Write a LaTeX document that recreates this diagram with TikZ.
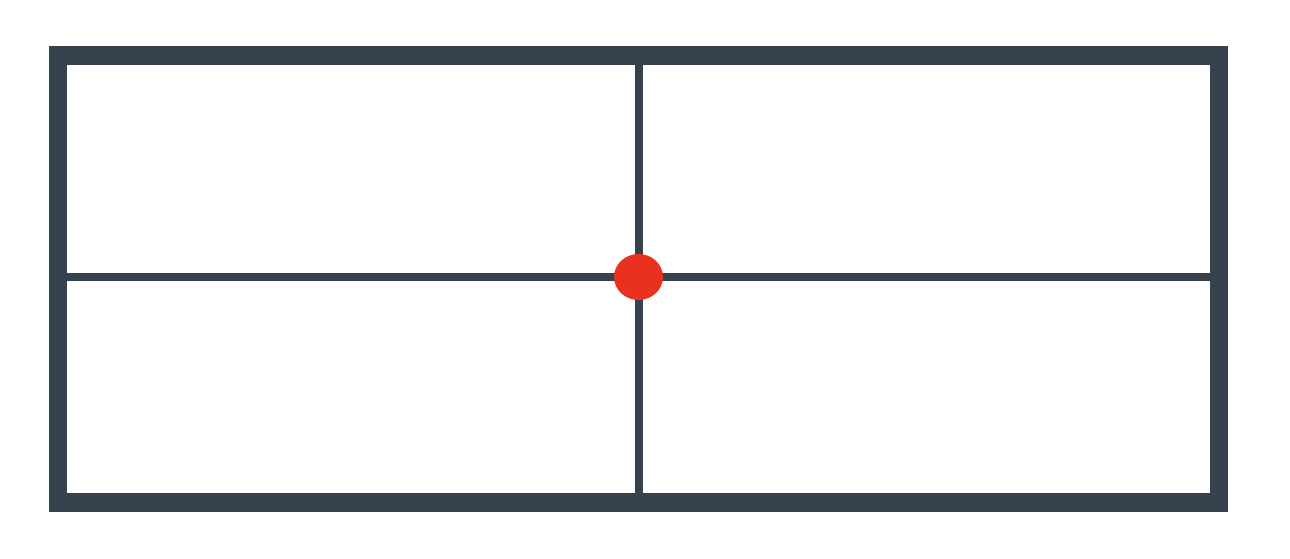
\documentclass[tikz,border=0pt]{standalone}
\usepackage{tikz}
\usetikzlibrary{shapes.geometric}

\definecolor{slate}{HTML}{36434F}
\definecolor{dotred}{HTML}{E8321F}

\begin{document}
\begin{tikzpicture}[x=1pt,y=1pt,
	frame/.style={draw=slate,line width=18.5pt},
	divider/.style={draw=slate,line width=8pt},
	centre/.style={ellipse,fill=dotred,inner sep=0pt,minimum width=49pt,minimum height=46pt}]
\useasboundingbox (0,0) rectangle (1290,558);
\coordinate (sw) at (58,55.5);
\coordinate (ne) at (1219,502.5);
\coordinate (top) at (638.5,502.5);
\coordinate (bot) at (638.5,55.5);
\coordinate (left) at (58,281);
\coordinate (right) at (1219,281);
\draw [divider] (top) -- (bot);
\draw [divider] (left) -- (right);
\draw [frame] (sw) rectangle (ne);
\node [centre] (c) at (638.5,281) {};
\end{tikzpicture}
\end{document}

......

WHAT THE EXERCISE ASKS
Omit every picture while copying the listing above exactly.

EXERCISE SOLUTION
Write a LaTeX document that recreates this diagram with TikZ.
\documentclass[tikz,border=0pt]{standalone}
\usepackage{tikz}
\usetikzlibrary{shapes.geometric}

\definecolor{slate}{HTML}{36434F}
\definecolor{dotred}{HTML}{E8321F}

\begin{document}
\begin{tikzpicture}[x=1pt,y=1pt,
	frame/.style={draw=slate,line width=18.5pt},
	divider/.style={draw=slate,line width=8pt},
	centre/.style={ellipse,fill=dotred,inner sep=0pt,minimum width=49pt,minimum height=46pt}]
\useasboundingbox (0,0) rectangle (1290,558);
\coordinate (sw) at (58,55.5);
\coordinate (ne) at (1219,502.5);
\coordinate (top) at (638.5,502.5);
\coordinate (bot) at (638.5,55.5);
\coordinate (left) at (58,281);
\coordinate (right) at (1219,281);
\draw [divider] (top) -- (bot);
\draw [divider] (left) -- (right);
\draw [frame] (sw) rectangle (ne);
\node [centre] (c) at (638.5,281) {};
\end{tikzpicture}
\end{document}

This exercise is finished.